Die globale Erwärmung hat 1,2 °C über dem vorindustriellen Niveau erreicht. Schon diese moderate Zahl bedeutet katastrophale Schäden nicht nur im globalen Süden, sondern auch in Mitteleuropa mit einer dreijährigen Dürre und einer verheerenden Flutkatastrophe. Prof. Niko Froitzheim vom Institut für Geowissenschaften der Universität Bonn, der bei Scientists for Future und Extinction Rebellion Bonn engagiert ist, warnt: „1,5 °C wird viel schlimmer sein. Und jenseits von 1,5 °C riskieren wir, Kipppunkte zu überschreiten, die das Leben auf der Erde in einen Albtraum verwandeln. Wir können nicht mehr behaupten, dass wir es nicht gewusst haben.
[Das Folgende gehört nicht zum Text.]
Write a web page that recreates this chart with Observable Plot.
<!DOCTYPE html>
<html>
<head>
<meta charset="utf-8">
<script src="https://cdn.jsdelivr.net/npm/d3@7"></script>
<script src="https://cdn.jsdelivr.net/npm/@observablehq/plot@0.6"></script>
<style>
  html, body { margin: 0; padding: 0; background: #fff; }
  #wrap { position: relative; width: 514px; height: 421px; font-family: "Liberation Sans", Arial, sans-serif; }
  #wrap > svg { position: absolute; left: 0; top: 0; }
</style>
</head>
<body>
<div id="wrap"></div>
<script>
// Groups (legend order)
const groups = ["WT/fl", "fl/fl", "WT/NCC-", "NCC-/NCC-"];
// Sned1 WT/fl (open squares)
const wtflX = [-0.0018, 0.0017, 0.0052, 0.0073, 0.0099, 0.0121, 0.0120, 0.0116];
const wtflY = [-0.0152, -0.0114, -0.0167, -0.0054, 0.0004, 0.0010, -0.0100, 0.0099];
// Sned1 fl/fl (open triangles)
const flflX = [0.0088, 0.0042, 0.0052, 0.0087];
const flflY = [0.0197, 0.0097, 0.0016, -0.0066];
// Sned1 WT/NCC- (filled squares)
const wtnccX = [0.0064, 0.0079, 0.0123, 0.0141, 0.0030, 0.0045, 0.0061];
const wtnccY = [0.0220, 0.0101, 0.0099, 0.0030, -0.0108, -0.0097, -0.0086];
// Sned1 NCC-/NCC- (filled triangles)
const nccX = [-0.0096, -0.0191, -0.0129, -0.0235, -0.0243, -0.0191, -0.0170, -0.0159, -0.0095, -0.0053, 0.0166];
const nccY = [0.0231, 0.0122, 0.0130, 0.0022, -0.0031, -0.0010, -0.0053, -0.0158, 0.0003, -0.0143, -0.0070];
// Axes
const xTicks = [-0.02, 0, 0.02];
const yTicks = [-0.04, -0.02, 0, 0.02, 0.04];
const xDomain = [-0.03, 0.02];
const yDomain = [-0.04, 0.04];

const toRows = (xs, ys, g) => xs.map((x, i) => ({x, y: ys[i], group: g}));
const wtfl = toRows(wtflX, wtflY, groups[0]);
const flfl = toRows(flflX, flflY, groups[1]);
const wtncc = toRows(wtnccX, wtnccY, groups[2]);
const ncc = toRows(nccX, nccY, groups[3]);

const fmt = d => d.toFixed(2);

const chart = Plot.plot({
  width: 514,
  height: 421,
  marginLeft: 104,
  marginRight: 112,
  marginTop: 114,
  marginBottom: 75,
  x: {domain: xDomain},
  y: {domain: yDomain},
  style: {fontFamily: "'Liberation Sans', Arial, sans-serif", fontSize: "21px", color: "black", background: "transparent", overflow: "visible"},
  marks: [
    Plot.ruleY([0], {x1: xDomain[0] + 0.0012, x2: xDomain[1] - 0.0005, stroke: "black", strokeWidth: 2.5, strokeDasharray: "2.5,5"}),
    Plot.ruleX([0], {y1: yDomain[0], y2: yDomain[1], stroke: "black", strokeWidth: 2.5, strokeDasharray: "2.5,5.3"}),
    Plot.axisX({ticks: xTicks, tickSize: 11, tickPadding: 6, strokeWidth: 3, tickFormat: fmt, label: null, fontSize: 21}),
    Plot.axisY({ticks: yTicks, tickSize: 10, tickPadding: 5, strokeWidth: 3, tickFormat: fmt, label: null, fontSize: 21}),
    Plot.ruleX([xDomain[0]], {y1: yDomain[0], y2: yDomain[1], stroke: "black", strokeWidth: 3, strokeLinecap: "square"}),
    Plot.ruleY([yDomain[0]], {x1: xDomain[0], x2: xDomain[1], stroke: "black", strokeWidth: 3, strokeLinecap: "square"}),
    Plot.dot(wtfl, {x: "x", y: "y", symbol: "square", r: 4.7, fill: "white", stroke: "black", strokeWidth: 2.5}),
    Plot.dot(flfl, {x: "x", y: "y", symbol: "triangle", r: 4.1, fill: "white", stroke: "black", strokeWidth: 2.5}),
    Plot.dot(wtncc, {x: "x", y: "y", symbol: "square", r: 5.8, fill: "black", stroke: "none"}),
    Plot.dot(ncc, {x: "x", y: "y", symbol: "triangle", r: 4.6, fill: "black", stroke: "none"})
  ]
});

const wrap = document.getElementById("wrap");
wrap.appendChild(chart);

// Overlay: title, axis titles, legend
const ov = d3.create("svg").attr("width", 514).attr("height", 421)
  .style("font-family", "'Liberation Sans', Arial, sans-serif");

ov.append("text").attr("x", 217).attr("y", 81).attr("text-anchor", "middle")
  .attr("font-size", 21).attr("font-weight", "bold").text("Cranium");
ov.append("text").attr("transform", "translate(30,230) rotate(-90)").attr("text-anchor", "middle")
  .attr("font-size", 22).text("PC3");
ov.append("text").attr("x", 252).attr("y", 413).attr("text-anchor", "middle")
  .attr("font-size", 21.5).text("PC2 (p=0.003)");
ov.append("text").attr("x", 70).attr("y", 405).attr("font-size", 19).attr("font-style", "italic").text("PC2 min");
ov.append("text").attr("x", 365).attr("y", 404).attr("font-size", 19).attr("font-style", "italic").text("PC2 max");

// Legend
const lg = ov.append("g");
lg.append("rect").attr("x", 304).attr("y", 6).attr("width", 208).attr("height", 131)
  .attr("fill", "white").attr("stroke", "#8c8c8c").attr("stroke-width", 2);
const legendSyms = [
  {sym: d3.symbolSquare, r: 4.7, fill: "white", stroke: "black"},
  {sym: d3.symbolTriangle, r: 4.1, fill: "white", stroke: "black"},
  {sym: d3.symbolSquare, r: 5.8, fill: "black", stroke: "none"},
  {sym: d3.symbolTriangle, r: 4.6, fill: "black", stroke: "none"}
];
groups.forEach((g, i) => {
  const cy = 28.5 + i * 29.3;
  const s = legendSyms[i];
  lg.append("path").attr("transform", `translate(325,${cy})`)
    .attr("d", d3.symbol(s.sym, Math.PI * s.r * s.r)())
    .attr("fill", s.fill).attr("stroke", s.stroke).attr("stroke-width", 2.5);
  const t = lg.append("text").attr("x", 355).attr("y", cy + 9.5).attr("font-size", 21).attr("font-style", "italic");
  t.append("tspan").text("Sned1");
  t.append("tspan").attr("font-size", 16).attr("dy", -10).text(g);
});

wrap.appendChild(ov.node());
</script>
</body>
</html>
Wir wissen, dass die Verbrennung fossiler Brennstoffe ein Verbrechen gegen die Menschheit und Natur ist, und sie muss als solche behandelt werden.”
Gemeinsam gegen die fossile Bedrohung vorgehen
Die von mehr als 1000 zivilgesellschaftlichen Organisationen unterstützte Initiative für einen Vertrag zur Nichtverbreitung für fossile Energien , der an den nuklearen Nichtverbreitungsvertrag angelehnt ist, hat bei der COP 26 Klimakonferenz in Glasgow an Momentum gewonnen. Zum wachsenden Unterstützerkreis zählen 101 Nobelpreisträger:innen, über 2600 Wissenschaftler:innen, 150 Parlamentarier:innen, junge Klimaaktivist:innen und internationale Glaubensführer:innen.
Die Initiative regt zur multilateralen Zusammenarbeit an, um die Erschließung neuer fossilen Energiequellen zu beenden, die bestehende Produktion innerhalb der vereinbarten 1,5 °C Klimagrenze einzustellen und Pläne zu entwickeln für eine gerechte Transformation. Arbeitnehmer, Gemeinschaften und Länder, die von fossilen Brennstoffen abhängig sind, sollen dabei unterstützt werden, sichere und gesunde Lebensgrundlagen aufzubauen. Der vorgeschlagene Vertrag zieht Lehren aus den Bemühungen, die Verbreitung von Atomwaffen zu stoppen, und ozonschädliche Chemikalien, Landminen und andere Bedrohungen für die Menschheit zu verbieten.